In the process my rabbi friend and I have come to love this
couple dearly and, indeed, our own friendship has deepened as we have learned
from each other. Our understandings
about what is significant in our traditions relative to the marriage covenant
are not dissimilar, a delightful discovery in and of itself. We have had the time to explore questions we
have had about our individual traditions in an open and loving way. As our friendship deepens, it nourishes the
young couple with whom we are working.

I have had good reason to reflect on this desire having
recently celebrated 58 years of marriage myself and having, perhaps, an
experiential understanding of what it means to conceive of one’s marriage as an
instrument of repair and healing in the world.
Long before the term “open marriage” was coined back in the ‘80s, our
marriage was just that - an open and welcoming place for family, friends,
parishioners, new acquaintances, even strangers - - anyone who needed a safe place in which to
feel cared for and respected, and, perhaps, in which to heal.
This was possible because of the deep and abiding friendship that exists between my husband and me.
Strong and generous friendships, like healthy marriages, become a gift to
those around us who are lonely, without family near-by when crises happen -
people who are widowed, estranged, suffering with chronic illness, in the
middle of divorcing, struggling with kids who are substance abusers,
experiencing the fear of aging.
In Genesis, God calls Abraham and Sarah to “go
from your country and your kindred and your father’s house to the land that I
will show you. I will make you a great
nation, and I will bless you, and make your name great, so that you will be a blessing. I will bless those who bless you and the one
who curses you I will curse; and in you all the families of the earth shall be
blessed.” (Genesis 12:1-3)
Tradition says that Abraham’s tent was open on all
four sides - an image of hospitality and welcome. No one would have to search for the entrance
or the way in. This aging couple becomes
a metaphor for welcome and hospitality. A beautiful story from a commentary called Bereshit Raba reflects on the Biblical text this way: When the Holy One said to Abraham "Leave your birthplace and your Father's house..." What did Abraham resemble?

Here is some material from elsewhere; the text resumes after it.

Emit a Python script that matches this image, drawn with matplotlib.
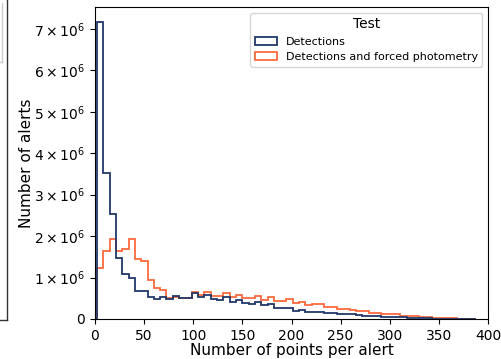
import numpy as np
import matplotlib
matplotlib.use("Agg")
import matplotlib.pyplot as plt
from matplotlib.ticker import FuncFormatter, MultipleLocator
from matplotlib.lines import Line2D
from matplotlib.patches import Patch

# Histogram bins (number of points per alert)
bin_start = 2.0
bin_width = 6.43
n_bins = 60

# Counts per bin, in millions
detections = [
    7.17, 3.52, 2.54, 1.47, 1.09, 0.98, 0.68, 0.68, 0.52, 0.48,
    0.54, 0.48, 0.56, 0.50, 0.515, 0.62, 0.52, 0.59, 0.48, 0.46,
    0.52, 0.42, 0.45, 0.38, 0.37, 0.41, 0.33, 0.35, 0.27, 0.265,
    0.27, 0.20, 0.21, 0.17, 0.17, 0.17, 0.14, 0.14, 0.12, 0.11,
    0.11, 0.09, 0.08, 0.07, 0.07, 0.05, 0.045, 0.045, 0.04, 0.03,
    0.03, 0.015, 0.015, 0.012, 0.008, 0.006, 0.005, 0.003, 0.002, 0.001,
]
forced = [
    1.22, 1.63, 1.93, 1.63, 1.69, 1.93, 1.45, 1.40, 0.94, 0.74,
    0.70, 0.50, 0.54, 0.50, 0.515, 0.64, 0.58, 0.65, 0.56, 0.555,
    0.62, 0.52, 0.58, 0.50, 0.50, 0.555, 0.46, 0.53, 0.44, 0.44,
    0.48, 0.38, 0.40, 0.345, 0.36, 0.35, 0.29, 0.30, 0.24, 0.24,
    0.22, 0.185, 0.185, 0.15, 0.14, 0.12, 0.11, 0.11, 0.08, 0.08,
    0.075, 0.056, 0.05, 0.03, 0.025, 0.02, 0.015, 0.01, 0.008, 0.005,
]
series_labels = ["Detections", "Detections and forced photometry"]
legend_title = "Test"
x_label = "Number of points per alert"
y_label = "Number of alerts"

edges = bin_start + bin_width * np.arange(n_bins + 1)
det = np.array(detections) * 1e6
frc = np.array(forced) * 1e6

W, H = 502, 359
fig = plt.figure(figsize=(W / 100, H / 100), dpi=100)
ax = fig.add_axes([95 / W, 1 - 319 / H, (488 - 95) / W, (319 - 7) / H])

c_det = "#22386a"
c_frc = "#fb6a3e"
ax.stairs(frc, edges, color=c_frc, lw=1.3, zorder=2)
ax.stairs(det, edges, color=c_det, lw=1.3, zorder=3)

ax.set_xlim(0, 400)
ax.set_ylim(0, det.max() * 1.05)
ax.xaxis.set_major_locator(MultipleLocator(50))
ax.yaxis.set_major_locator(MultipleLocator(1e6))


def fmt(v, pos):
    if abs(v) < 1:
        return "0"
    return r"$%d\times10^{6}$" % round(v / 1e6)


ax.yaxis.set_major_formatter(FuncFormatter(fmt))
ax.tick_params(labelsize=10)
ax.set_xlabel(x_label, fontsize=11, labelpad=0)
ax.set_ylabel(y_label, fontsize=11, labelpad=0)

handles = [Patch(facecolor="white", edgecolor=c_det, lw=1.3, label=series_labels[0]),
           Patch(facecolor="white", edgecolor=c_frc, lw=1.3, label=series_labels[1])]
leg = ax.legend(handles=handles, title=legend_title, loc="upper right",
                fontsize=8, title_fontsize=10, borderaxespad=0.5)

# remnants of a neighbouring panel at the left edge
tr = fig.transFigure
fig.add_artist(Line2D([7 / W, 7 / W], [1 - 320 / H, 1.0], color="#333333", lw=1.0, transform=tr))
fig.add_artist(Line2D([0, 7 / W], [1 - 320 / H, 1 - 320 / H], color="#333333", lw=1.0, transform=tr))
fig.add_artist(Line2D([2 / W, 2 / W], [1 - 62 / H, 1 - 3 / H], color="#cccccc", lw=1.0, transform=tr))
fig.add_artist(Line2D([0, 2 / W], [1 - 62 / H, 1 - 62 / H], color="#cccccc", lw=1.0, transform=tr))

fig.savefig("out.png", dpi=100)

A jar of perfume with a tightly fitting lid put away in a corner so that its fragrance could not go forth. As soon as it was moved from that place and opened, its fragrance began to spread. So the Holy One said to Abraham "Many good deeds are in you. Travel about from place to place so that the greatness of my name will go forth in the world."
Abraham and Sarah are blessed in order to be a blessing. I have great hope for the future if it is the dwelling place
of young couples who dedicate themselves to being a blessing in the world. In the social and political climate in which
we find ourselves at the moment, led by people who “lower the tent flaps” in
order to keep others out, who deny the sacred task of caring for the planet,
who prefer engendering fear and distrust to building strong functional alliances, we need
more and more models of blessing, more of the fragrance of holiness spread abroad in the world.

For human beings to commit their marriages and their deep
friendships to the well-being and healing and repair of the world is not a bad
place to start. When this happens between marriage partners and friends of different faiths it is a witness to the possibilities for the wholeness so missing in the world today.